Simulated Role Swaps–Maxava’s Secret Weapon
December 9, 2014 Alex Woodie
It may sound trite, but during a disaster you can expect the unexpected. No matter how much planning you put into your disaster preps, chances are good you overlooked something. It’s also true that, without any planning, your chances of surviving the disaster are poor. That’s why high availability software vendor Maxava puts a strong emphasis on testing using its simulated role swap (SRS) functionality.
The SRS feature, which is available only on Maxava’s high-end offering called Enterprise+, allows IBM i customers to test their failover processes to see whether the backup machine is ready to handle the load in the event of a real emergency. The company built the feature into the software to make it easy for customers to test their HA setups, which is something many HA shops fail to do in an adequate and regular manner.
It’s called a “simulated” role swap because production processing doesn’t actually shift over to the backup IBM i machine. The production machine keeps on processing transactions for most applications and users, and the Maxava software keeps replicating the changes to the backup machine using IBM‘s remote journaling. But instead of applying them immediately, as Maxava’s software would normally do, the backup machine stores the changes and only applies them to the database after the test is over.
During an SRS test, an organization will typically have several users log onto the backup machine to make sure everything works. There’s a lot that can go wrong in HA–new fields can be added to the database, applications can change, and user profiles and other critical objects can be missing–so it’s imperative to run tests frequently to maintain a high level of readiness for an actual emergency.
“We encourage our customers to test their role swaps on a regular basis,” says Peter Kania, Maxava technical services and development director. “The whole mantra for high availably and disaster recovery is test and test and test again.”

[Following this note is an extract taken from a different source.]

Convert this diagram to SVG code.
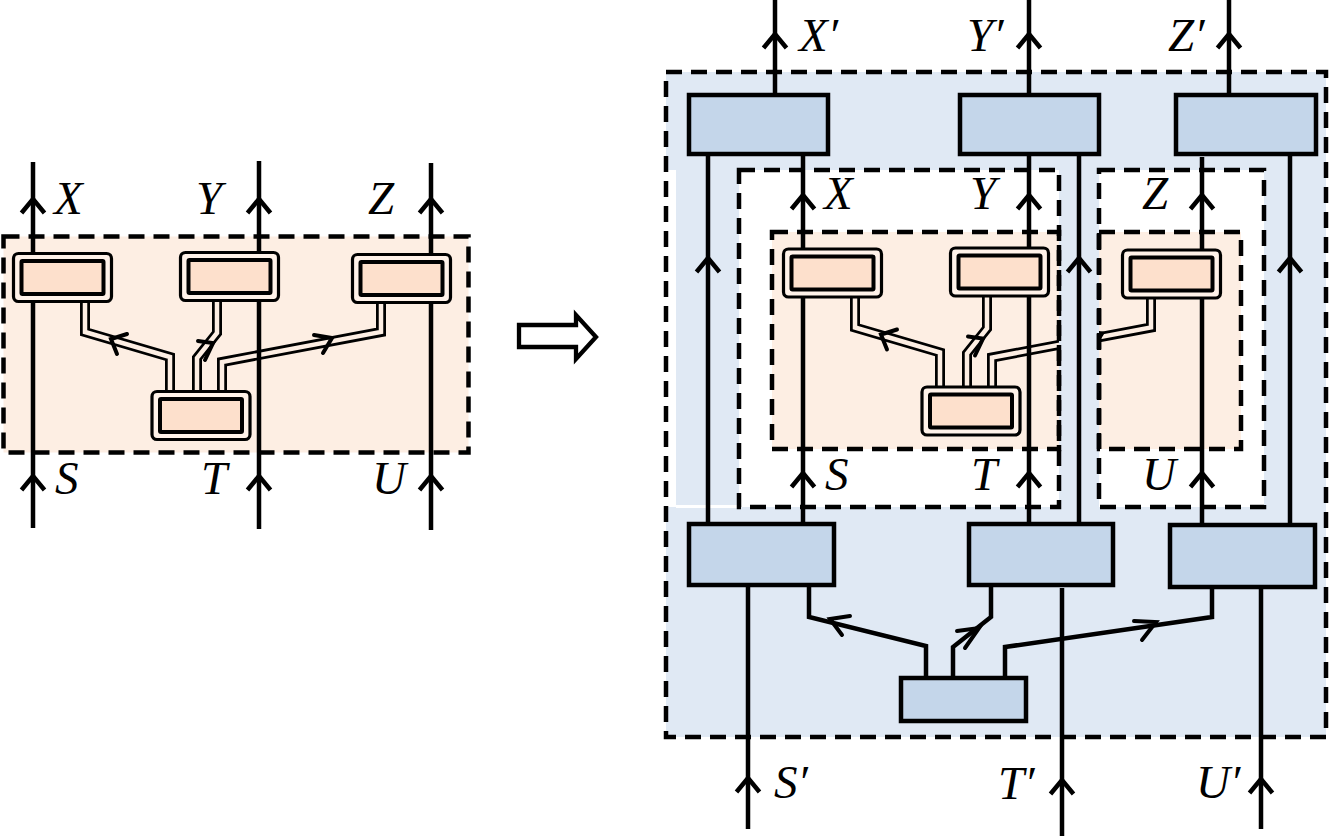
<svg xmlns="http://www.w3.org/2000/svg" width="1330" height="836" viewBox="0 0 1330 836">
<style>
.ln{stroke:#000;stroke-width:4.5;fill:none}
.dash{fill:none;stroke:#000;stroke-width:4.5;stroke-dasharray:16 9}
.lbl{font-family:"Liberation Serif","Times New Roman",serif;font-style:italic;font-size:47px;fill:#000}
.bo{fill:#fff2e9;stroke:#000;stroke-width:3.2}
.bi{fill:#fde0cc;stroke:#000;stroke-width:4}
.bb{fill:#c4d6ea;stroke:#000;stroke-width:4.5}
.dw{fill:none;stroke:#000;stroke-width:10;stroke-linejoin:miter}
.dwi{fill:none;stroke:#fdeee3;stroke-width:4.5;stroke-linejoin:miter}
.ah{fill:none;stroke:#000;stroke-width:4;stroke-linecap:round;stroke-linejoin:miter}
.sw{fill:none;stroke:#000;stroke-width:4.5;stroke-linejoin:miter}
.chev{fill:none;stroke:#000;stroke-width:4.5;stroke-linejoin:miter}
</style>
<defs>
<path id="chev" class="chev" d="M-11.5,14 L0,0 L11.5,14"/>
<clipPath id="cR">
<rect x="772" y="225" width="287" height="230"/>
<rect x="1099" y="225" width="142" height="230"/>
</clipPath>
</defs>

<!-- LEFT DIAGRAM -->
<rect x="3.5" y="236.5" width="465" height="216" fill="#fdeee3"/>
<g id="left-wires">
<path class="dw" d="M85 296 L85 332 L170 357 L170 396"/>
<path class="dwi" d="M85 296 L85 332 L170 357 L170 396"/>
<path class="dw" d="M217 296 L217 333 L197 358 L197 396"/>
<path class="dwi" d="M217 296 L217 333 L197 358 L197 396"/>
<path class="dw" d="M381 298 L381 332 L222 362 L222 396"/>
<path class="dwi" d="M381 298 L381 332 L222 362 L222 396"/>
</g>
<g id="left-lines">
<line class="ln" x1="33" y1="162" x2="33" y2="528"/>
<line class="ln" x1="259" y1="161" x2="259" y2="529"/>
<line class="ln" x1="431" y1="163" x2="431" y2="530"/>
<use href="#chev" x="33" y="199"/>
<use href="#chev" x="259" y="199"/>
<use href="#chev" x="431" y="199"/>
<use href="#chev" x="33" y="476"/>
<use href="#chev" x="259" y="476"/>
<use href="#chev" x="431" y="476"/>
</g>
<g id="L-box1" transform="translate(13.5,253.5)"><rect class="bo" width="98" height="48" rx="5"/><rect class="bi" x="8" y="7.5" width="82" height="33" rx="1"/></g>
<g id="L-box2" transform="translate(180.5,252.5)"><rect class="bo" width="98" height="48" rx="5"/><rect class="bi" x="8" y="7.5" width="82" height="33" rx="1"/></g>
<g id="L-box3" transform="translate(352.5,254.5)"><rect class="bo" width="98" height="48" rx="5"/><rect class="bi" x="8" y="7.5" width="82" height="33" rx="1"/></g>
<g id="L-box4" transform="translate(152,391.5)"><rect class="bo" width="98" height="48" rx="5"/><rect class="bi" x="8" y="7.5" width="82" height="33" rx="1"/></g>
<g id="left-wire-arrows">
<path class="ah" d="M127 334 L111 339 L117 354"/>
<path class="ah" d="M198 341 L213 343 L205 360"/>
<path class="ah" d="M314 335 L332 338 L323 353"/>
</g>
<rect class="dash" x="3.5" y="236.5" width="465" height="216"/>
<g id="left-labels" class="lbl">
<text x="54" y="214">X</text>
<text x="196" y="214">Y</text>
<text x="368" y="214">Z</text>
<text x="55" y="494">S</text>
<text x="201" y="494">T</text>
<text x="372" y="494">U</text>
</g>

<!-- IMPLIES ARROW -->
<polygon id="implies" points="519,325 576,325 576,315 596,337 576,359 576,347 519,347" fill="#fff" stroke="#000" stroke-width="4.3" stroke-linejoin="miter"/>

<!-- RIGHT DIAGRAM -->
<rect x="666" y="72" width="660" height="665" fill="#e0e9f4"/>
<rect x="664" y="170" width="12" height="337" fill="#fff"/>
<rect x="676" y="505" width="63" height="3" fill="#fff"/>
<rect x="739" y="170" width="320" height="337" fill="#fff"/>
<rect x="1099" y="170" width="165" height="337" fill="#fff"/>
<rect x="772" y="232" width="287" height="217" fill="#fdeee3"/>
<rect x="1099" y="232" width="142" height="217" fill="#fdeee3"/>

<g id="right-inner-wires" transform="translate(770,-4.5)">
<path class="dw" d="M85 296 L85 332 L170 357 L170 396"/>
<path class="dwi" d="M85 296 L85 332 L170 357 L170 396"/>
<path class="dw" d="M217 296 L217 333 L197 358 L197 396"/>
<path class="dwi" d="M217 296 L217 333 L197 358 L197 396"/>
</g>
<g id="right-inner-wire3" clip-path="url(#cR)">
<g transform="translate(770,-4.5)">
<path class="dw" d="M381 298 L381 332 L222 362 L222 396"/>
<path class="dwi" d="M381 298 L381 332 L222 362 L222 396"/>
<path class="ah" d="M314 335 L332 338 L323 353"/>
</g>
</g>
<g id="right-outer-wires">
<path class="sw" d="M809 583 L809 617 L926 646 L926 680"/>
<path class="sw" d="M991 583 L991 617 L953 647 L953 680"/>
<path class="sw" d="M1212 585 L1212 617 L1005 647 L1005 680"/>
<path class="ah" d="M850 616 L830 619 L842 635"/>
<path class="ah" d="M957 631 L979 628 L965 648"/>
<path class="ah" d="M1134 621 L1156 622 L1142 640"/>
</g>
<g id="right-lines">
<line class="ln" x1="775" y1="0" x2="775" y2="97"/>
<line class="ln" x1="1029" y1="0" x2="1029" y2="97"/>
<line class="ln" x1="1229" y1="0" x2="1229" y2="97"/>
<line class="ln" x1="708" y1="152" x2="708" y2="526"/>
<line class="ln" x1="803" y1="152" x2="803" y2="526"/>
<line class="ln" x1="1029" y1="152" x2="1029" y2="526"/>
<line class="ln" x1="1079" y1="152" x2="1079" y2="526"/>
<line class="ln" x1="1202" y1="157" x2="1202" y2="527"/>
<line class="ln" x1="1290" y1="152" x2="1290" y2="527"/>
<line class="ln" x1="748" y1="583" x2="748" y2="829"/>
<line class="ln" x1="1062" y1="588" x2="1062" y2="836"/>
<line class="ln" x1="1261" y1="585" x2="1261" y2="829"/>
<use href="#chev" x="775" y="34"/>
<use href="#chev" x="1029" y="34"/>
<use href="#chev" x="1229" y="34"/>
<use href="#chev" x="803" y="195"/>
<use href="#chev" x="1029" y="195"/>
<use href="#chev" x="1202" y="195"/>
<use href="#chev" x="708" y="258"/>
<use href="#chev" x="1079" y="258"/>
<use href="#chev" x="1290" y="258"/>
<use href="#chev" x="803" y="473"/>
<use href="#chev" x="1029" y="473"/>
<use href="#chev" x="1202" y="473"/>
<use href="#chev" x="748" y="778"/>
<use href="#chev" x="1062" y="780"/>
<use href="#chev" x="1261" y="779"/>
</g>
<g id="R-box1" transform="translate(783.5,249)"><rect class="bo" width="98" height="48" rx="5"/><rect class="bi" x="8" y="7.5" width="82" height="33" rx="1"/></g>
<g id="R-box2" transform="translate(950.5,248)"><rect class="bo" width="98" height="48" rx="5"/><rect class="bi" x="8" y="7.5" width="82" height="33" rx="1"/></g>
<g id="R-box3" transform="translate(1122.5,250)"><rect class="bo" width="98" height="48" rx="5"/><rect class="bi" x="8" y="7.5" width="82" height="33" rx="1"/></g>
<g id="R-box4" transform="translate(922,387)"><rect class="bo" width="98" height="48" rx="5"/><rect class="bi" x="8" y="7.5" width="82" height="33" rx="1"/></g>
<g id="right-inner-arrows" transform="translate(770,-4.5)">
<path class="ah" d="M127 334 L111 339 L117 354"/>
<path class="ah" d="M198 341 L213 343 L205 360"/>
</g>
<g id="B-top1"><rect class="bb" x="689" y="95" width="139" height="59"/></g>
<g id="B-top2"><rect class="bb" x="960" y="95" width="139" height="59"/></g>
<g id="B-top3"><rect class="bb" x="1176" y="95" width="140" height="59"/></g>
<g id="B-mid1"><rect class="bb" x="689" y="524" width="145" height="61"/></g>
<g id="B-mid2"><rect class="bb" x="969" y="524" width="144" height="61"/></g>
<g id="B-mid3"><rect class="bb" x="1170" y="525" width="145" height="62"/></g>
<g id="B-bottom"><rect class="bb" x="901" y="678" width="125" height="43"/></g>

<g id="right-dashed">
<rect class="dash" x="666" y="72" width="660" height="665"/>
<rect class="dash" x="739" y="170" width="320" height="337"/>
<rect class="dash" x="1099" y="170" width="165" height="337"/>
<rect class="dash" x="772" y="232" width="287" height="217"/>
<rect class="dash" x="1099" y="232" width="142" height="217"/>
</g>
<g id="right-labels" class="lbl">
<text x="799" y="51">X′</text>
<text x="967" y="51">Y′</text>
<text x="1168" y="51">Z′</text>
<text x="824" y="209">X</text>
<text x="970" y="209">Y</text>
<text x="1142" y="209">Z</text>
<text x="825" y="490">S</text>
<text x="971" y="490">T</text>
<text x="1142" y="490">U</text>
<text x="774" y="798">S′</text>
<text x="998" y="799">T′</text>
<text x="1196" y="798">U′</text>
</g>
</svg>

Maxava encourages customers to test at least twice a year, although not all of them do. “We have customers who do it quite regularly. It’s good practice,” Kania tells IT Jungle “Not only are you able to use the SRS process to test new code and new things that are changing . . . they know that if they have an emergency, that within the last six months, they’ve actually tested this environment, so they know if they cut over that it’s going to be right.”
All HA vendors encourage their customers to test their software. After all, it’s good business (and keeps the HA vendor in the customer’s mind). But not all IBM i shops test their HA or DR setups as much as they should.
Recently a managed service provider (MSP) called Focal Point Solutions Group launched a new offering that uses IBM’s FlashCopy technology on Storwize V3700 SAN arrays to instantaneously make copies of backup LPARs for the purpose of testing the target. While the tests aren’t conducted on the actual machine that would be used during a disaster, it does allow customers to test the replicated environment on a third machine, and to do so at their leisure. You can read more about it in this story: “Startup Looks To Take the Pain Out Of HA Testing”.
While Maxava has plenty of customers who use the software in an MSP model, the company has issues with Focal Point’s approach. According to Kania, the best tests are done on the actual machine that will be used during an emergency.
“If you’re testing, you really want to be testing the role swaps on the actual machine that is going to be the one that you cut over to,” he explains. “It’s all good and well to fire up a machine elsewhere and dump some data on it and see if the core bits and pieces work. But if you’re looking at the interface and the links into the machine and all that kind of good stuff, you need to be doing it on the actual machine that is going to be the one that’s going to be used.”
As the MSP and cloud models continue to gain steam, the notion of what is a “machine” is likely to change. Thanks to technologies like FlashCopy and Live Partition Mobility, IBM i server environments are increasingly fungible. In some instances, these types of virtualization technologies can be used to create higher availability for customers’ workloads. In other cases, however, the added complexity may create a weak link in the chain.
Different approaches are valid for different customer situations. But no matter how a customer is using HA, the need to test it regularly will never go away.